Erica is thankful for:
Eleanor Oliphant Is Completely Fine by Gail Honeyman
“I’m thankful for Eleanor Oliphant Is Completely Fine because of its ability to be both hilarious and heartwarming.”
Meet Eleanor Oliphant: She struggles with appropriate social skills and tends to say exactly what she’s thinking. Nothing is missing in her carefully timetabled life of avoiding social interactions, where weekends are punctuated by frozen pizza, vodka, and phone chats with Mummy.
But everything changes when Eleanor meets Raymond, the bumbling and deeply unhygienic IT guy from her office. When she and Raymond together save Sammy, an elderly gentleman who has fallen on the sidewalk, the three become the kinds of friends who rescue one another from the lives of isolation they have each been living. And it is Raymond’s big heart that will ultimately help Eleanor find the way to repair her own profoundly damaged one.
Smart, warm, uplifting, Eleanor Oliphant Is Completely Fine is the story of an out-of-the-ordinary heroine whose deadpan weirdness and unconscious wit make for an irresistible journey as she realizes the only way to survive is to open your heart.
Miriam is thankful for:
Night + Market by Kris Yenbamroong and Garrett Snyder
“My first real job was waiting tables at a family-owned Thai restaurant in Boston. I’m thankful for that early real-world introduction to the cuisine and appreciate Yenbamroong’s attempt to honor his grandparent’s authentic home cooking.”
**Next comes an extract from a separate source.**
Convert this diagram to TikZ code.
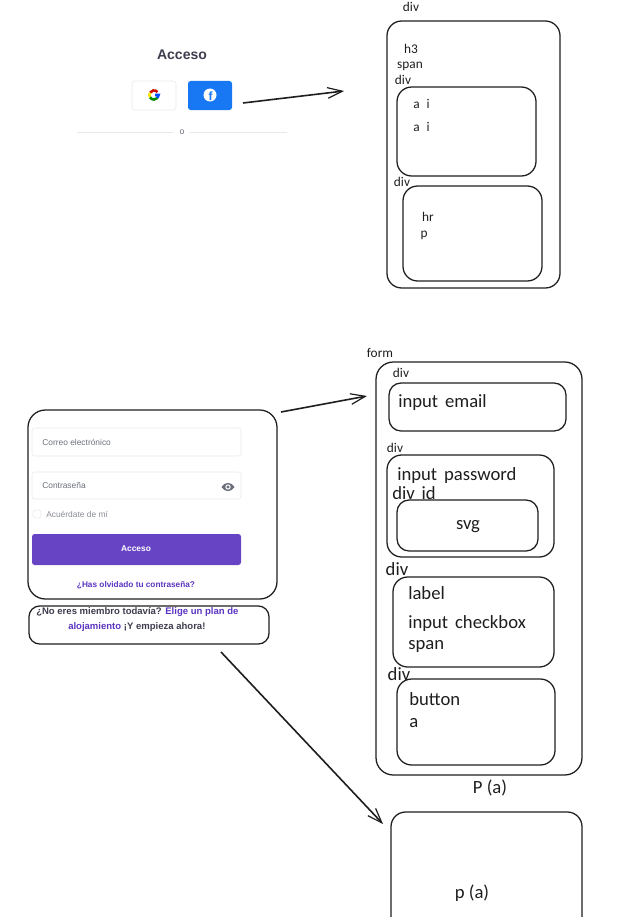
\documentclass[tikz,border=0pt]{standalone}
\usepackage{fontspec}
\setmainfont{Liberation Sans}
\newfontfamily\handfont{Carlito}
\usetikzlibrary{arrows.meta, fit}
\definecolor{ink}{HTML}{1E1E1E}
\definecolor{fieldline}{HTML}{E6E8EC}
\definecolor{greytext}{HTML}{6B6F7B}
\definecolor{headtext}{HTML}{3D3D4E}
\definecolor{purplebtn}{HTML}{6744C4}
\definecolor{purplelink}{HTML}{5A35C0}
\definecolor{fbblue}{HTML}{1877F2}
\tikzset{
    skbox/.style={draw=ink, line width=0.95pt, inner sep=0pt, outer sep=0pt},
    skarrow/.style={draw=ink, line width=1.2pt, -{Straight Barb[length=11pt, width=8pt, line width=0.9pt]}},
    uibox/.style={inner sep=0pt, outer sep=0pt, rounded corners=2pt},
    hand/.style={font=\handfont\fontsize{10}{12}\selectfont, text=ink, inner sep=0pt},
    handbig/.style={font=\handfont\fontsize{14}{16}\selectfont, text=ink, inner sep=0pt, anchor=west},
    uitext/.style={font=\fontsize{6.3}{8}\selectfont, text=greytext, inner sep=0pt}
}
\begin{document}
\begin{tikzpicture}[x=0.75pt, y=-0.75pt]
    \useasboundingbox (0,0) rectangle (629,917);

    % login header
    \node[font=\bfseries\fontsize{10.5}{12}\selectfont, text=headtext, inner sep=0pt] (title) at (182,55) {Acceso};
    \node[uibox, draw=fieldline, fit={(132,81) (176,110)}] (googlebtn) {};
    \node[uibox, fill=fbblue, fit={(188,81) (232,110)}] (fbbtn) {};
    \begin{scope}[line width=1.9pt]
        \draw[red!80!black!90!orange] (154,95) ++(-40:4.6) arc (-40:-150:4.6);
        \draw[yellow!85!orange] (154,95) ++(-150:4.6) arc (-150:-210:4.6);
        \draw[green!55!black] (154,95) ++(-210:4.6) arc (-210:-320:4.6);
        \draw[blue!70!cyan] (154,95) ++(-320:4.6) arc (-320:-360:4.6) -- (155,95);
    \end{scope}
    \fill[white] (210,95) circle (6.5);
    \node[font=\bfseries\fontsize{9}{9}\selectfont, text=fbblue, inner sep=0pt] (fbicon) at (210.5,96) {f};
    \node[uitext, font=\fontsize{6.5}{7}\selectfont] (ortext) at (182,132) {o};
    \coordinate (ruleA) at (77,132);
    \coordinate (ruleB) at (173,132);
    \coordinate (ruleC) at (190,132);
    \coordinate (ruleD) at (287,132);
    \draw[fieldline, line width=0.7pt] (ruleA) -- (ruleB);
    \draw[fieldline, line width=0.7pt] (ruleC) -- (ruleD);

    % boxes of the header
    \node[skbox, rounded corners=11pt, fit={(387,21) (560,288)}] (topdiv) {};
    \node[skbox, rounded corners=11pt, fit={(397,87) (536,176)}] (linksdiv) {};
    \node[skbox, rounded corners=11pt, fit={(403,186) (542,281)}] (ordiv) {};
    \node[hand] (toplabel) at (411,7) {div};
    \node[hand] (hthree) at (411,49) {h3};
    \node[hand] (spanlabel) at (410,66) {span};
    \node[hand] (linkslabel) at (403,80) {div};
    \node[hand] (linka) at (421.5,104) {a\hspace{5pt}i};
    \node[hand] (linkb) at (421.5,127) {a\hspace{5pt}i};
    \node[hand] (orlabel) at (402,182) {div};
    \node[hand] (hrlabel) at (428,217) {hr};
    \node[hand] (plabel) at (424,235) {p};

    % login form
    \node[skbox, rounded corners=13pt, fit={(28,410) (277,599)}] (card) {};
    \node[uibox, draw=fieldline, fit={(32,428) (241,456)}] (emailfield) {};
    \node[uibox, draw=fieldline, fit={(32,472) (241,499)}] (passfield) {};
    \node[uitext, anchor=west] (emailtext) at (42,442) {Correo electrónico};
    \node[uitext, anchor=west] (passtext) at (42,486) {Contraseña};
    \fill[greytext] (221.5,487) .. controls (225,481.5) and (231,481.5) .. (234.5,487) .. controls (231,492.5) and (225,492.5) .. (221.5,487) -- cycle;
    \fill[white] (228,487) circle (2.7);
    \fill[greytext] (228,487) circle (1.6);
    \node[uibox, draw=fieldline, fit={(33,510) (41,518)}] (checkmark) {};
    \node[uitext, text=greytext!80, anchor=west] (remember) at (46,514) {Acuérdate de mí};
    \node[uibox, fill=purplebtn, fit={(32,534) (241,565)}] (submitbtn) {};
    \node[uitext, font=\bfseries\fontsize{6.3}{8}\selectfont, text=white] (submittext) at (136,548.5) {Acceso};
    \node[uitext, font=\bfseries\fontsize{6.2}{8}\selectfont, text=purplelink] (forgot) at (136,585) {¿Has olvidado tu contraseña?};
    \node[skbox, rounded corners=8pt, fit={(29,606) (269,644)}] (signup) {};
    \node[uitext, font=\bfseries\fontsize{7.15}{8}\selectfont, text=headtext, anchor=west] (signupa) at (36,612) {¿No eres miembro todavía? \textcolor{purplelink}{Elige un plan de}};
    \node[uitext, font=\bfseries\fontsize{7.15}{8}\selectfont, text=headtext, anchor=west] (signupb) at (68,627) {\textcolor{purplelink}{alojamiento} ¡Y empieza ahora!};

    % boxes of the form
    \node[skbox, rounded corners=13pt, fit={(376,362) (582,775)}] (formbox) {};
    \node[skbox, rounded corners=9pt, fit={(389,383) (566,431)}] (emaildiv) {};
    \node[skbox, rounded corners=11pt, fit={(387,455) (554,557)}] (passdiv) {};
    \node[skbox, rounded corners=9pt, fit={(397,500) (538,551)}] (svgdiv) {};
    \node[skbox, rounded corners=11pt, fit={(393,577) (554,667)}] (checkdiv) {};
    \node[skbox, rounded corners=11pt, fit={(397,679) (555,765)}] (buttondiv) {};
    \node[hand] (formlabel) at (380,353) {form};
    \foreach \x/\y/\nm in {401/373/emaillabel, 395/448/passlabel}
        {
          \node[hand] (\nm) at (\x,\y) {div};
        };
    \node[handbig] (emailtag) at (398,403) {input\hspace{2pt} email};
    \node[handbig] (passtag) at (397,476) {input\hspace{2pt} password};
    \node[handbig] (idtag) at (392,493) {div\hspace{2pt} id};
    \node[handbig, anchor=center] (svgtag) at (468,527) {svg};
    \node[handbig, anchor=center] (checklabel) at (397,569) {div};
    \node[handbig] (labeltag) at (408,593) {label};
    \node[handbig] (checktag) at (408,624) {input\hspace{2pt} checkbox};
    \node[handbig] (spantag) at (408,646) {span};
    \node[handbig, anchor=center] (buttonlabel) at (399,674) {div};
    \node[handbig] (buttontag) at (409,699) {button};
    \node[handbig] (atag) at (409,723) {a};
    \node[handbig, anchor=center] (formp) at (490,788) {P (a)};

    % box under the form, cut by the page
    \coordinate (lowA) at (391,917);
    \coordinate (lowB) at (391,812);
    \coordinate (lowC) at (582,812);
    \coordinate (lowD) at (582,917);
    \draw[ink, line width=0.95pt, rounded corners=11pt] (lowA) -- (lowB) -- (lowC) -- (lowD);
    \node[handbig, anchor=center] (lowp) at (472,893) {p (a)};

    \coordinate (arrowAs) at (243,103);
    \coordinate (arrowAe) at (344,91);
    \coordinate (arrowBs) at (281,412);
    \coordinate (arrowBe) at (367,396);
    \coordinate (arrowCs) at (221,652);
    \coordinate (arrowCe) at (383,824);
    \draw[skarrow] (arrowAs) -- (arrowAe);
    \draw[skarrow] (arrowBs) -- (arrowBe);
    \draw[skarrow] (arrowCs) -- (arrowCe);
\end{tikzpicture}
\end{document}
If you love to eat Thai food, but don’t know how to cook it, Kris Yenbamroong wants to solve your problems. His brash style of spicy, sharp Thai party food is created, in part, by stripping down traditional recipes to wring maximum flavor out of minimum hassle. Whether it’s a scorching hot crispy rice salad, lush coconut curries, or a wok-seared pad Thai, it’s all about demystifying the universe of Thai flavors to make them work in your life.
Kris is the chef of Night + Market, and this cookbook is the story of his journey from the Thai-American restaurant classics he grew eating at his family’s restaurant, to the rural cooking of Northern Thailand he fell for traveling the countryside. But it’s also a story about how he came to question what authenticity really means, and how his passion for grilled meats, fried chicken, tacos, sushi, wine and good living morphed into an L.A. Thai restaurant with a style all its own.